The framework promised to protect you. And it did. It protected you from rejection by ensuring you never showed up in the first place.
The Reversal
Here’s what the framework doesn’t want you to see: The thing you’re protecting isn’t even real.
That unacceptable self you’ve been hiding — it’s a construction. A collection of thoughts about who you are based on moments that happened decades ago, filtered through the interpretation of a child who didn’t have the capacity to understand what was actually happening. You’ve been protecting an idea about yourself, not an actual self.
The “shameful” parts? They’re just thoughts. The “too much” parts? Just more thoughts. The “broken” parts? Thoughts that arose from experiences, absorbed meaning, attached to identity, and now run automatically. But thoughts are not you. They appear in you, like images on a screen. The screen doesn’t need to hide the images. It’s not damaged by them. It’s not defined by them.
What you’ve been protecting is a cage your ego built around itself. The cage is made of the belief I am this unacceptable thing. And you’ve been spending your entire life making sure no one sees inside the cage — not realizing that you’re not actually in there.
What Would Happen If They Saw
Try this. Think of the thing you most don’t want anyone to know. The thought, the memory, the desire, the fear that feels most dangerous to expose. Feel the resistance to even naming it in your own mind.
Now notice: Who is aware of that resistance?
There’s the content — the scary thing you’re hiding. And there’s the awareness that sees the content and the hiding. You are the awareness. Not the content. The content is just what’s appearing. It’s not what you are.
If someone saw your darkest thought, what would actually be damaged? Not awareness — awareness can’t be damaged. It just sees. What would be damaged is the image, the framework, the carefully maintained idea of who you are. And that was never real to begin with.
The catastrophe you’ve been preventing isn’t actually a catastrophe. It’s a framework collapse. And framework collapse is what liberation feels like.
Being Seen Without the Image
From Perfect Peace — from what you actually are — being seen isn’t threatening. There’s nothing to protect. The awareness that you are has no shameful parts, no acceptable and unacceptable zones, no image to maintain. It’s just open. Present. Whatever appears, appears. Whatever is seen, is seen.
This doesn’t mean revealing everything to everyone becomes wise. Boundaries still make sense. Not everyone deserves access to everything. But the energy shifts entirely. You’re not hiding anymore to protect an image. You’re simply choosing what to share, with whom, when — from clarity rather than fear.

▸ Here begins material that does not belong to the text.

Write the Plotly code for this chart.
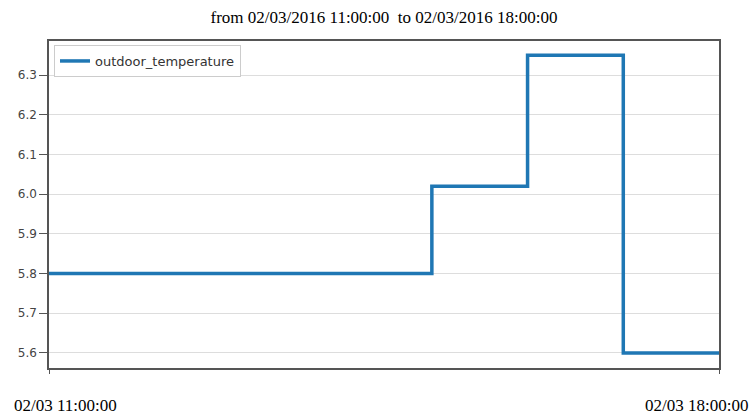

The need to be unseen dissolves when you recognize what you actually are. Not gradually. Not through years of slowly building trust with people who prove they won’t hurt you. In a moment of recognition, when you see that the thing you were hiding isn’t you, and the image you were protecting was never real, the whole structure collapses. And what remains is just… presence. Available. Undefended.
What you’ve been seeking — connection, intimacy, being known — it’s not something you have to earn through slow exposure. It’s what becomes naturally available when the framework of hiding dissolves.
The cage is real. The prisoner is not. It never was.